=== AVAILABLE DATA ===

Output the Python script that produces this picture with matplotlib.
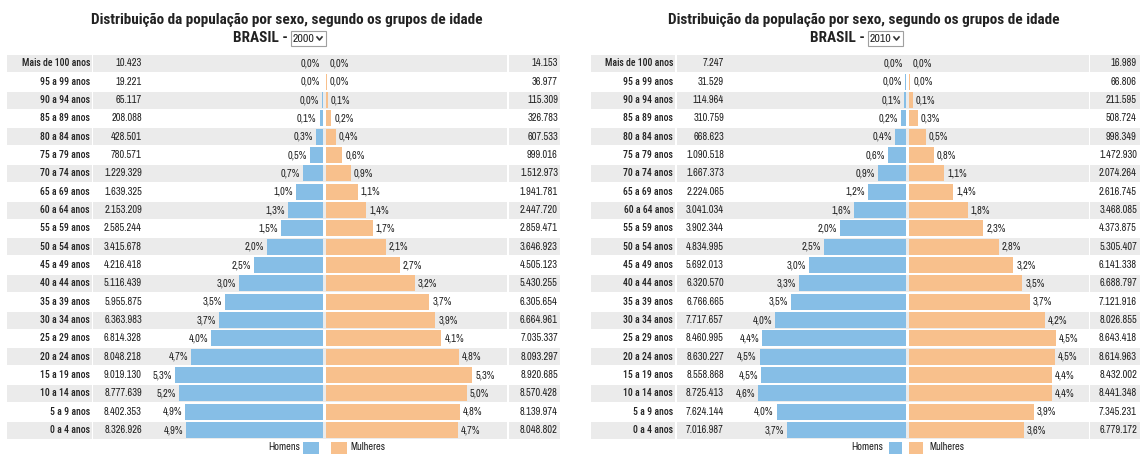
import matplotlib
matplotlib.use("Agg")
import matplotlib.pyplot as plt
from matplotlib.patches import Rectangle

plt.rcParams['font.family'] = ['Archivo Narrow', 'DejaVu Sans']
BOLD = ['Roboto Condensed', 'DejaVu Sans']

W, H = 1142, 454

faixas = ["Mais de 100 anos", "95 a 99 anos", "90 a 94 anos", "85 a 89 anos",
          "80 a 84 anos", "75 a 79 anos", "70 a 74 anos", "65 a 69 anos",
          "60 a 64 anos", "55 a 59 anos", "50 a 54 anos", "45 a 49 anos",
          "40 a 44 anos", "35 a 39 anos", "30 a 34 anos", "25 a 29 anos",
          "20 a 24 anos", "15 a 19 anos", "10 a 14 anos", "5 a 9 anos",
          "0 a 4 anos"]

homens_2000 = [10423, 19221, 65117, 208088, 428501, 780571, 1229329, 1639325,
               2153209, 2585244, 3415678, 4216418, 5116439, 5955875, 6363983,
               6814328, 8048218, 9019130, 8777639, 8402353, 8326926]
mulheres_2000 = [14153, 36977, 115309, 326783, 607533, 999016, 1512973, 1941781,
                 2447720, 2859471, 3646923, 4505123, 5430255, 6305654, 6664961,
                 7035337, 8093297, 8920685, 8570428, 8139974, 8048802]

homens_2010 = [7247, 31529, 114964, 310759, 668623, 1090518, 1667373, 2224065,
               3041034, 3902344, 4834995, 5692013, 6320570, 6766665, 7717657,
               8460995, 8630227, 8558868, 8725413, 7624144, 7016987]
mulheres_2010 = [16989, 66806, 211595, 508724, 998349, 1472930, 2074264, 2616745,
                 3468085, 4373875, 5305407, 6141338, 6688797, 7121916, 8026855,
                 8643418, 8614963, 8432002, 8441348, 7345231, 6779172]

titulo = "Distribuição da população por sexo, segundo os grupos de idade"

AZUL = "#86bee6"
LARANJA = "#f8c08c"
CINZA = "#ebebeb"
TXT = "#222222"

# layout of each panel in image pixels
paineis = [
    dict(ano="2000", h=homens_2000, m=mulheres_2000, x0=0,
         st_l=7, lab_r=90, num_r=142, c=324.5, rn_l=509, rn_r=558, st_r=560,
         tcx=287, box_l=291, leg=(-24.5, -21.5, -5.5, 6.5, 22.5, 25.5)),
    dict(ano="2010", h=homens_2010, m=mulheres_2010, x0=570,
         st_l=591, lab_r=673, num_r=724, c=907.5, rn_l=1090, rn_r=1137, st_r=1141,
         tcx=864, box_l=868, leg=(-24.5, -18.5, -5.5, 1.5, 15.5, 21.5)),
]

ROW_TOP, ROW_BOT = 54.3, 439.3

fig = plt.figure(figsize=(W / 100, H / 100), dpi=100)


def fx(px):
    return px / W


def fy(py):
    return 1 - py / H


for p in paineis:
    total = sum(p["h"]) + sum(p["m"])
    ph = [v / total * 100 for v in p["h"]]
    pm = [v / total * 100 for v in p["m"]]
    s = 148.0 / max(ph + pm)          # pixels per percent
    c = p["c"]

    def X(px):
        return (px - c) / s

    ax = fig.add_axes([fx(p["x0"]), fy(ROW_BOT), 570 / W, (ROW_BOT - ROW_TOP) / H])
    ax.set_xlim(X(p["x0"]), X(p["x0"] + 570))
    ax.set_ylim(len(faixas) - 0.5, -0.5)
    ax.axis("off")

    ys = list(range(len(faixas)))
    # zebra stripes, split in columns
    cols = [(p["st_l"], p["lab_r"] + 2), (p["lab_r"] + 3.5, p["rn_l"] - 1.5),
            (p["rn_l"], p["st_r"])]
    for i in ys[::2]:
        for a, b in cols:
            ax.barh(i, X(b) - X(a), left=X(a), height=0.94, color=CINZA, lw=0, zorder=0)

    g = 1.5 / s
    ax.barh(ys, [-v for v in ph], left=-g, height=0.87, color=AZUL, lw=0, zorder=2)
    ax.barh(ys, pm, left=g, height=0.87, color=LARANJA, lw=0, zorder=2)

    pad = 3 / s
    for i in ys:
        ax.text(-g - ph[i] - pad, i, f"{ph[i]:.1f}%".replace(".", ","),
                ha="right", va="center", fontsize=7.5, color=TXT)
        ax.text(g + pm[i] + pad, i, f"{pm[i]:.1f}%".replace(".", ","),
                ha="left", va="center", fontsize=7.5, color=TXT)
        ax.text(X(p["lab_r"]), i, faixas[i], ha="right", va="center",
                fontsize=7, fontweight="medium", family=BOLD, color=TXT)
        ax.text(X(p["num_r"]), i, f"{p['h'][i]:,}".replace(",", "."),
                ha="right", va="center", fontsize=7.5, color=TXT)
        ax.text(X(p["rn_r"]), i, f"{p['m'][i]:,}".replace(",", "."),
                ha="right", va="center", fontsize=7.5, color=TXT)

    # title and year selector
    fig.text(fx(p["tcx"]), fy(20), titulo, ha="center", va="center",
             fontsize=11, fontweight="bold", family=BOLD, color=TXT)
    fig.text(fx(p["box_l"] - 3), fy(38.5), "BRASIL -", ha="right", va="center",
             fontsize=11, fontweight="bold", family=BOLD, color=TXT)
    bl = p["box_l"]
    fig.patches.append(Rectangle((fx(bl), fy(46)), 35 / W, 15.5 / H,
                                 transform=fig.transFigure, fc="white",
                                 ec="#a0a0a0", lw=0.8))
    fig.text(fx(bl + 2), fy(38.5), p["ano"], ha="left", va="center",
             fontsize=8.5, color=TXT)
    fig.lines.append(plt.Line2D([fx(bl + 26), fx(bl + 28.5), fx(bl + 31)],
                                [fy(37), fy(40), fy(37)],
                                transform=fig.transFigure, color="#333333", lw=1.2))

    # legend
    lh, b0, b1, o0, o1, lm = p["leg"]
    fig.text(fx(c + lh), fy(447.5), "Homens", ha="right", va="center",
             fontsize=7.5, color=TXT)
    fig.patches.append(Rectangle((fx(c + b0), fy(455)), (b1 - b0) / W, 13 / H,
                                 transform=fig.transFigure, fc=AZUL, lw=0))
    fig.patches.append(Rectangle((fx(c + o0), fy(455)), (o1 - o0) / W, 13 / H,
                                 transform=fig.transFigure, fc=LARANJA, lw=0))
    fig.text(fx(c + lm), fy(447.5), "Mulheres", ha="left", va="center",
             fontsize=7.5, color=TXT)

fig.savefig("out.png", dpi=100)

=== BRIEF ===
Give again exactly the lines running from the beginning of the material above through the line that contains "W, H = 1142, 454", and leave out every picture.

=== EXPECTED ANSWER ===
Output the Python script that produces this picture with matplotlib.
import matplotlib
matplotlib.use("Agg")
import matplotlib.pyplot as plt
from matplotlib.patches import Rectangle

plt.rcParams['font.family'] = ['Archivo Narrow', 'DejaVu Sans']
BOLD = ['Roboto Condensed', 'DejaVu Sans']

W, H = 1142, 454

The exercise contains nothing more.